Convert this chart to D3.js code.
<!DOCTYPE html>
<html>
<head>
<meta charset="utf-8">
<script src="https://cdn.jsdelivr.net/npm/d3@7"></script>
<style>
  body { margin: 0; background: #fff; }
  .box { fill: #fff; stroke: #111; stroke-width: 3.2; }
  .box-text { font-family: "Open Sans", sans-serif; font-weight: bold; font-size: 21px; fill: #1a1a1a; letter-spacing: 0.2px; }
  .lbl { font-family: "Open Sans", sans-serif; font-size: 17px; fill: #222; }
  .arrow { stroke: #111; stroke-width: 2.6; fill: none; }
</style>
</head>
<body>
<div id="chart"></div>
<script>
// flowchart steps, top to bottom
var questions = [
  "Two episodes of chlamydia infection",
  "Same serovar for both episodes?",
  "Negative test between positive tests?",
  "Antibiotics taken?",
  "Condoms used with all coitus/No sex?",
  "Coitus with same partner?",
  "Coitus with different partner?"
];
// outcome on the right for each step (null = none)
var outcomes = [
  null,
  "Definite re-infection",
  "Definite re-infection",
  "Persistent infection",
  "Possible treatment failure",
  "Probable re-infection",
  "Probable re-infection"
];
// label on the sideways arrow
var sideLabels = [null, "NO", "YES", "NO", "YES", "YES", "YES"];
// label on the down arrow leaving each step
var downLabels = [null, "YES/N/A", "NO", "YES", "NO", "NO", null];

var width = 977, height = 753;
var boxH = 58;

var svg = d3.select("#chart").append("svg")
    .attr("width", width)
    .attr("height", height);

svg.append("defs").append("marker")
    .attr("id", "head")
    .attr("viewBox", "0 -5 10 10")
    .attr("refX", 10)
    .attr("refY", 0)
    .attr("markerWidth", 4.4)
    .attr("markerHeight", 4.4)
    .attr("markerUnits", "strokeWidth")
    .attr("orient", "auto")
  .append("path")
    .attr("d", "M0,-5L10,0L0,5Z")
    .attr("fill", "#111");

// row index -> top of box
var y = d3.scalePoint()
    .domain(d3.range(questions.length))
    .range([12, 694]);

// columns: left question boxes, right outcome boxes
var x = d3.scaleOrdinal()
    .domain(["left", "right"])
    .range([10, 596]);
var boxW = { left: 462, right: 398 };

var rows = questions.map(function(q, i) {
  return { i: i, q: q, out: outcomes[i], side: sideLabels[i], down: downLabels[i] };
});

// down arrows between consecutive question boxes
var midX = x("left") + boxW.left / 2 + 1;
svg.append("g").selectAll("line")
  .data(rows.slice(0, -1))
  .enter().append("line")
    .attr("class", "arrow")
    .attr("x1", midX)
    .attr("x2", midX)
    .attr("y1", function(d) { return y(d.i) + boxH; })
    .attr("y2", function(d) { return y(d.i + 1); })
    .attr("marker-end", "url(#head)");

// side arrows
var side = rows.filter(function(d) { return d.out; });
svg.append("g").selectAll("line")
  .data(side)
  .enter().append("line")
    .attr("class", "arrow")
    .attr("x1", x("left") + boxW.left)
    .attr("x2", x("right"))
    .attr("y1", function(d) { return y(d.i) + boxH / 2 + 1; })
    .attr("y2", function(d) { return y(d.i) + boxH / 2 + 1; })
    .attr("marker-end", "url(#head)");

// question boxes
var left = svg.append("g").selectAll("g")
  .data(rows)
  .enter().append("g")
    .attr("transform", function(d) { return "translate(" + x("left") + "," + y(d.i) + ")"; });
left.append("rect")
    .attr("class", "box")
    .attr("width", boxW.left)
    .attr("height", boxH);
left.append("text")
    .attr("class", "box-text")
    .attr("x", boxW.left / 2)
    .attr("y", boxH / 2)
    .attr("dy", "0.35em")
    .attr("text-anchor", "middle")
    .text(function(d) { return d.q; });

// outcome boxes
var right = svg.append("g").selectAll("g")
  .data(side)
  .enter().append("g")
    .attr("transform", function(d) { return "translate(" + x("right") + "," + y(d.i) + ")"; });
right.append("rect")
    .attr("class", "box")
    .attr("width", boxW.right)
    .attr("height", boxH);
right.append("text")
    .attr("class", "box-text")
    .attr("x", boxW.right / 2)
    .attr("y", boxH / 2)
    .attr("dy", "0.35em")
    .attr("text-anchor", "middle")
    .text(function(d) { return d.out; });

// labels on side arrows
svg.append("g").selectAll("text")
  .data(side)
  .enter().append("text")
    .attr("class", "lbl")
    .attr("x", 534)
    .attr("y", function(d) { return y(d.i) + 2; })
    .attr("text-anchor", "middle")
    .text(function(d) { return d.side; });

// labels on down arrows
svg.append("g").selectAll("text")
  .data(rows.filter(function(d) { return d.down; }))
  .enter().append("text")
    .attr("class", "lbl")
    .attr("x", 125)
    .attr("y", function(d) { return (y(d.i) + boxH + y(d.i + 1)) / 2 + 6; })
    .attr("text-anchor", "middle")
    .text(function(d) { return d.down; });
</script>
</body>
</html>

★ ★ ★

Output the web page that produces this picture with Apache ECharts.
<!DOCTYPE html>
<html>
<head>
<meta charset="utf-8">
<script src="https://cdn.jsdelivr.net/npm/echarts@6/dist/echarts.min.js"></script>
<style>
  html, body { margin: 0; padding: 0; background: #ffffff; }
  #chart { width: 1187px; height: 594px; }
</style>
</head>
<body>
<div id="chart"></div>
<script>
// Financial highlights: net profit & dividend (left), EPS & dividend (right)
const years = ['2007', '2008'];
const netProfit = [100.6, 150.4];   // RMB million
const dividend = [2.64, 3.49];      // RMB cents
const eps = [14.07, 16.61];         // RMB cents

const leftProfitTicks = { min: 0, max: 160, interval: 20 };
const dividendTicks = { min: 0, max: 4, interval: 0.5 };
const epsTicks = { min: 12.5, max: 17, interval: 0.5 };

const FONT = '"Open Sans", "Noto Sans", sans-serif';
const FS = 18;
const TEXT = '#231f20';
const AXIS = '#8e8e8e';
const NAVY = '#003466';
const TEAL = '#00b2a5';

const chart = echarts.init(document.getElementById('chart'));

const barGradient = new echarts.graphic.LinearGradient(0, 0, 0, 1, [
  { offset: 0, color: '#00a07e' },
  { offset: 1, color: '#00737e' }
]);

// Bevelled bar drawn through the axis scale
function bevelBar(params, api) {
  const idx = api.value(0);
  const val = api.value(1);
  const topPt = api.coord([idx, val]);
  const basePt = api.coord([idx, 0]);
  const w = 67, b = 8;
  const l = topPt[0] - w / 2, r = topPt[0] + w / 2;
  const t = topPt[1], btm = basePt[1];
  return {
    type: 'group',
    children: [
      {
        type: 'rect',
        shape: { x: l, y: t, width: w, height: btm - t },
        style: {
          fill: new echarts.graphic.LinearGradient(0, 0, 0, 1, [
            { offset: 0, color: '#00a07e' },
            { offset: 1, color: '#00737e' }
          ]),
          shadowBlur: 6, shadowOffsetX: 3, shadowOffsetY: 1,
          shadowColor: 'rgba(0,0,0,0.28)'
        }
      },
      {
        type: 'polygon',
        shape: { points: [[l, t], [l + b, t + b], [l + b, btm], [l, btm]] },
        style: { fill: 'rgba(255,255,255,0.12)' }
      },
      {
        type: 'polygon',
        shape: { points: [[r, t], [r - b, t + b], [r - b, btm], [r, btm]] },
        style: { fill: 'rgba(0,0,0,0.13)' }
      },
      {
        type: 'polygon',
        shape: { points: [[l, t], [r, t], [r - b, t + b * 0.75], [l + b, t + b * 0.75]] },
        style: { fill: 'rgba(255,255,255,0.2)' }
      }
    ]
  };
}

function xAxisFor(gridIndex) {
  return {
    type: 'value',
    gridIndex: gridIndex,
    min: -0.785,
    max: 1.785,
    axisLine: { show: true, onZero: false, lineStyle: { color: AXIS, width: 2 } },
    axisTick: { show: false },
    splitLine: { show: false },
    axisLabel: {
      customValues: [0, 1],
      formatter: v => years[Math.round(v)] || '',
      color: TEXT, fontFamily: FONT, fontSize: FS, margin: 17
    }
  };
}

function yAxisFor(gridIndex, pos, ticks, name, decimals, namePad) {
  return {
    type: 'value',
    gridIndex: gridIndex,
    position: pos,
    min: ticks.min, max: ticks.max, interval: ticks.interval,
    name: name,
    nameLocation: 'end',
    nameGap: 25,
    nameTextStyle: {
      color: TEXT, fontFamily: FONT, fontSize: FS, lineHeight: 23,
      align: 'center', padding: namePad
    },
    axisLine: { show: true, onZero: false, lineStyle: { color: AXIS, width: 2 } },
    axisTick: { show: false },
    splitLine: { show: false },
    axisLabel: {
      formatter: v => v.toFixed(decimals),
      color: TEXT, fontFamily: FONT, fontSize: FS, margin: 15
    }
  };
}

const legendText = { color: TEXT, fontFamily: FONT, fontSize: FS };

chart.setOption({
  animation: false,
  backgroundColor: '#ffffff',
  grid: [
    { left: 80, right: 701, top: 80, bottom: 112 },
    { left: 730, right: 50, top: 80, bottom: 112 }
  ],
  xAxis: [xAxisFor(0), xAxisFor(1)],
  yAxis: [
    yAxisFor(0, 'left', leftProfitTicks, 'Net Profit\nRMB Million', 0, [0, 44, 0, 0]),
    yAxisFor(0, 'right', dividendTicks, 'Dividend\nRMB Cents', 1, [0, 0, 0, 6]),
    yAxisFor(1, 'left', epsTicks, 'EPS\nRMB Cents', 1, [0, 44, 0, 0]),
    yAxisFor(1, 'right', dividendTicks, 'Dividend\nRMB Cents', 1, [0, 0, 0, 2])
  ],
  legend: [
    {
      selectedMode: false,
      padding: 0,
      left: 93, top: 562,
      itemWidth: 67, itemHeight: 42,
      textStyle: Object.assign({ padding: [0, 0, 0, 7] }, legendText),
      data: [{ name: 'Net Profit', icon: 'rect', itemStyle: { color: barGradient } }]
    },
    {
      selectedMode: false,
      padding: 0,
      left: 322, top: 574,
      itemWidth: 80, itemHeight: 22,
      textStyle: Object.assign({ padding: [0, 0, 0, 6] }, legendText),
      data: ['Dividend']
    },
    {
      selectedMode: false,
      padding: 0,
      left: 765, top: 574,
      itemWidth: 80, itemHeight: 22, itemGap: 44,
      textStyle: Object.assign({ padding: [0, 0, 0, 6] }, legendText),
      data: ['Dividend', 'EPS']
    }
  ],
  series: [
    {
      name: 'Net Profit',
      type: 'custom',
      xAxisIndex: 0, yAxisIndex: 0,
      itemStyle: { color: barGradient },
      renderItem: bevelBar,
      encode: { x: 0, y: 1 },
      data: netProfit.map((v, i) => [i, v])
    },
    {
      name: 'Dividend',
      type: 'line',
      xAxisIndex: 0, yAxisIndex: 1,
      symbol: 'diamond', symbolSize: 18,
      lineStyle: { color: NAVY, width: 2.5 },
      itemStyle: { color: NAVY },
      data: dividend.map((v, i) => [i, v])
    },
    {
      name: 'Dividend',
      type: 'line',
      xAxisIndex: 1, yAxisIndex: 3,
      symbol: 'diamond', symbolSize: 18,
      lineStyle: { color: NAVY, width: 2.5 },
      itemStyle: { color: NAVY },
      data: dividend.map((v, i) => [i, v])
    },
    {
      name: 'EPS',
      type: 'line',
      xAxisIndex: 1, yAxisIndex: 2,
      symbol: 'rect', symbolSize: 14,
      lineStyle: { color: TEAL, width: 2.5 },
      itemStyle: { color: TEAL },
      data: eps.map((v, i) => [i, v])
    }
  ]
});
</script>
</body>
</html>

★ ★ ★

• _What is required_:
Set down, without any change, only the lines from the line that holds "Output the web" through the line that holds "const eps = [14.07, 16.61];", both lines included.

• _Full answer_:
Output the web page that produces this picture with Apache ECharts.
<!DOCTYPE html>
<html>
<head>
<meta charset="utf-8">
<script src="https://cdn.jsdelivr.net/npm/echarts@6/dist/echarts.min.js"></script>
<style>
  html, body { margin: 0; padding: 0; background: #ffffff; }
  #chart { width: 1187px; height: 594px; }
</style>
</head>
<body>
<div id="chart"></div>
<script>
// Financial highlights: net profit & dividend (left), EPS & dividend (right)
const years = ['2007', '2008'];
const netProfit = [100.6, 150.4];   // RMB million
const dividend = [2.64, 3.49];      // RMB cents
const eps = [14.07, 16.61];         // RMB cents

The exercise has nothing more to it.